Yes, there is interest, but acceptance of web apps isn’t widespread. And even when interest has grown significantly there won’t be a sudden mass migration to the cloud.

One reason might be generational, said Andy, but it would be unfair to claim that people over a certain age reject the internet. We have to take into account taxpaying clients; they could dictate the pace. If they are unwilling for their data to be processed online, their advisers will have retain more traditional methods. 

He acknowledged that the cloud has the potential to improve client-accountant communications, but ‘some accountants enjoy good relationships already with their clients, and online would enhance this rather than replace or improve.
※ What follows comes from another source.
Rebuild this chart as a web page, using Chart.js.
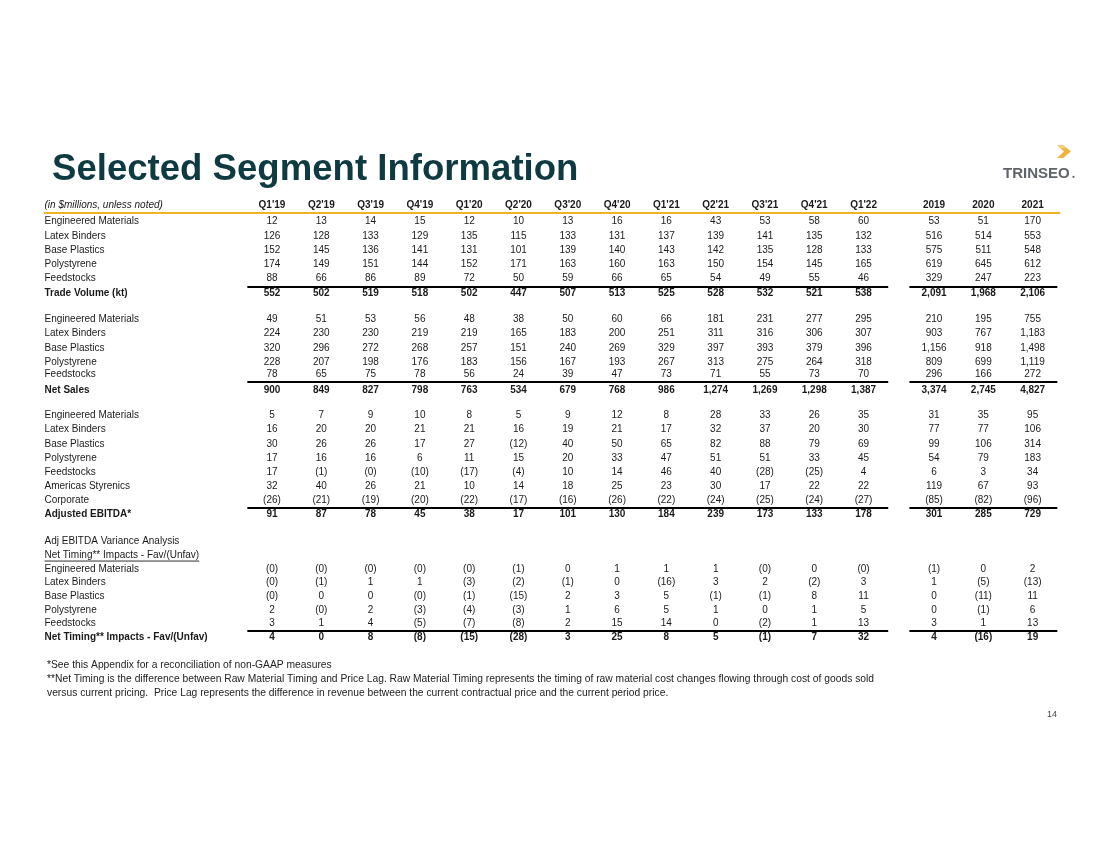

What some might see as a killer function others will regard as peripheral’.

What’s more important to Andy is offering choice: multiple options to make use of accounting software. His industry has got to provide what customers want, and also to how they use applications and on what devices.

If the web is to spark revolution soon, it will more likely come in the way providers charge for software. The trad model is an annual licence fee, but online would allow for a pay-as-you-go model, with accountants buying access only per taxpayer who’s happy with cloud computing, rather than forking out for something that won’t get used for every client. 

In the end, said Andy, it will be the accounting industry that will dictate how software providers move forward, not vice versa.